Print the material below exactly as it stands, please, from its first line to the line holding "10, 10, 10];", with no pictures.

## Collected material
•••
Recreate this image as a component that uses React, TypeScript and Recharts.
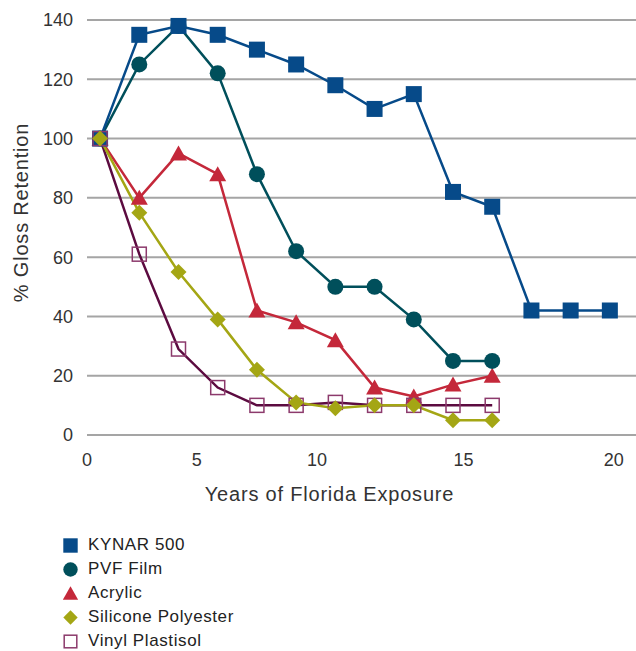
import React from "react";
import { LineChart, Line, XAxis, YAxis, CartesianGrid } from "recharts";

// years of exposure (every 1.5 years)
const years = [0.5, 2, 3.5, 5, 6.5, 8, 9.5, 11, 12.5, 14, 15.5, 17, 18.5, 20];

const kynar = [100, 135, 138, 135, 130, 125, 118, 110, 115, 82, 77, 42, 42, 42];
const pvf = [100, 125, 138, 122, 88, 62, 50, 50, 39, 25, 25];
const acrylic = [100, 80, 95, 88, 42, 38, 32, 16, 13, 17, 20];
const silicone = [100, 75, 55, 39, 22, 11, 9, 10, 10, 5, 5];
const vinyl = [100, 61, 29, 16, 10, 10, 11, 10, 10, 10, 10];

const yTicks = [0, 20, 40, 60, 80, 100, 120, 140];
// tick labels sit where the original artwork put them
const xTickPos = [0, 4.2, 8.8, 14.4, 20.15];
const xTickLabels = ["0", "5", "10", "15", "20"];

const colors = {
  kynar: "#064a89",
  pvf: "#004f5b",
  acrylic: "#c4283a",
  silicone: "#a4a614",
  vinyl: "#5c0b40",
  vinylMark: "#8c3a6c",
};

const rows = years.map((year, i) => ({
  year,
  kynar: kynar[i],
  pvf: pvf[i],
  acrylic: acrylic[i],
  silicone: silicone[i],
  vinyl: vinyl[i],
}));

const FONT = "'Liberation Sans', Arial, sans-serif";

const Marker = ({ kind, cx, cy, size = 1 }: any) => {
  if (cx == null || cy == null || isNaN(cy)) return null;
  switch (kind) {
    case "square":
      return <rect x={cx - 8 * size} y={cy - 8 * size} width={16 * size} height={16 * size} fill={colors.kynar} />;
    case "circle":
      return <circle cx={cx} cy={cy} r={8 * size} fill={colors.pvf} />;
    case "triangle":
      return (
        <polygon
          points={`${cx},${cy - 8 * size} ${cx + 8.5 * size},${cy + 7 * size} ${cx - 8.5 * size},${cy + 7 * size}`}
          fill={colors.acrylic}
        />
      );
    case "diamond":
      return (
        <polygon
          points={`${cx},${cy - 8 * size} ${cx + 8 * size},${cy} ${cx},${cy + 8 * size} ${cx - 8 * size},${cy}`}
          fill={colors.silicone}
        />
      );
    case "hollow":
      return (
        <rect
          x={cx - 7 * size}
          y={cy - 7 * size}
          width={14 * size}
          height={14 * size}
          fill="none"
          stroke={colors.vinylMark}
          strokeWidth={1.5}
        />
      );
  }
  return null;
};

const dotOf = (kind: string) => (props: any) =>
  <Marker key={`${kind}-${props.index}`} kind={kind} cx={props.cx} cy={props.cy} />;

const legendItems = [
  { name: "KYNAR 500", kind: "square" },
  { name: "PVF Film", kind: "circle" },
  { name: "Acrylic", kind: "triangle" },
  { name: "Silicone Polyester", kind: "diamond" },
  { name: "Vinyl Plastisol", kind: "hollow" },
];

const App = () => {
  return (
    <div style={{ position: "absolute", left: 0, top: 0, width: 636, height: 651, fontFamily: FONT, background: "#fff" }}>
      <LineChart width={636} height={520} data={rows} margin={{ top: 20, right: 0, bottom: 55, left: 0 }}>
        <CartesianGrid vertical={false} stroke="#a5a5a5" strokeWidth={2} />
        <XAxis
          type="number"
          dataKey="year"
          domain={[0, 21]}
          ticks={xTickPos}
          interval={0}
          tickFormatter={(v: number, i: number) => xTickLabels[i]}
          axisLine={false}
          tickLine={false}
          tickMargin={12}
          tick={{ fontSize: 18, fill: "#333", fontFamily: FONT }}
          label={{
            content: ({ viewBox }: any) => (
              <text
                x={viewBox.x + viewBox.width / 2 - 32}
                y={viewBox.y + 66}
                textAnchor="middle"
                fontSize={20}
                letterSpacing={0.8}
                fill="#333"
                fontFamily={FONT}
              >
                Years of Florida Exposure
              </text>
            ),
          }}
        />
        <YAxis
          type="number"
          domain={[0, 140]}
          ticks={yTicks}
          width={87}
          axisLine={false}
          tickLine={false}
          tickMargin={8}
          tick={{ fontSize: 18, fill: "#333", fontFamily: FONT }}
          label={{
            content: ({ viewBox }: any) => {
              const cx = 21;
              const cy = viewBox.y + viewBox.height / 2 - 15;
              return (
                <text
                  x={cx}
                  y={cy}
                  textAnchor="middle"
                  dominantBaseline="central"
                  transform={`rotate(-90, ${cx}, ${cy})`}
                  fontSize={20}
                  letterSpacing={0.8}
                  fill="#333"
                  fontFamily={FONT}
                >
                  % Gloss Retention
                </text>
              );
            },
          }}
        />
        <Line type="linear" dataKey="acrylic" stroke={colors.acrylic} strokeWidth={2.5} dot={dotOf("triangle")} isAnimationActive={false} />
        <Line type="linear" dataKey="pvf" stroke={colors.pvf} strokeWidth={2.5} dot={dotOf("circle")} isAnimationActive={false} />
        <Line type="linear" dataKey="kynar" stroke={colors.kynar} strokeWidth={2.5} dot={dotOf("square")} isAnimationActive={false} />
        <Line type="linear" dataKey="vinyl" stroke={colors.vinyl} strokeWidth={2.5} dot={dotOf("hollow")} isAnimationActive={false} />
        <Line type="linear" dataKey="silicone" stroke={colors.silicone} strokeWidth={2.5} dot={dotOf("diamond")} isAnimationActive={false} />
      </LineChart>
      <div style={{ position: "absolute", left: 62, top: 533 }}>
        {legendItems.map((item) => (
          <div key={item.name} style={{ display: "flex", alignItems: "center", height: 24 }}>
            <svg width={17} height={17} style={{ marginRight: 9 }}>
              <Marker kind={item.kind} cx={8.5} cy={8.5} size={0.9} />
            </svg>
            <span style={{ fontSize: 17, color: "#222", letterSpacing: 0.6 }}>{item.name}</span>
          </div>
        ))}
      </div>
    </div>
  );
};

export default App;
•••
## Task answer
Recreate this image as a component that uses React, TypeScript and Recharts.
import React from "react";
import { LineChart, Line, XAxis, YAxis, CartesianGrid } from "recharts";

// years of exposure (every 1.5 years)
const years = [0.5, 2, 3.5, 5, 6.5, 8, 9.5, 11, 12.5, 14, 15.5, 17, 18.5, 20];

const kynar = [100, 135, 138, 135, 130, 125, 118, 110, 115, 82, 77, 42, 42, 42];
const pvf = [100, 125, 138, 122, 88, 62, 50, 50, 39, 25, 25];
const acrylic = [100, 80, 95, 88, 42, 38, 32, 16, 13, 17, 20];
const silicone = [100, 75, 55, 39, 22, 11, 9, 10, 10, 5, 5];
const vinyl = [100, 61, 29, 16, 10, 10, 11, 10, 10, 10, 10];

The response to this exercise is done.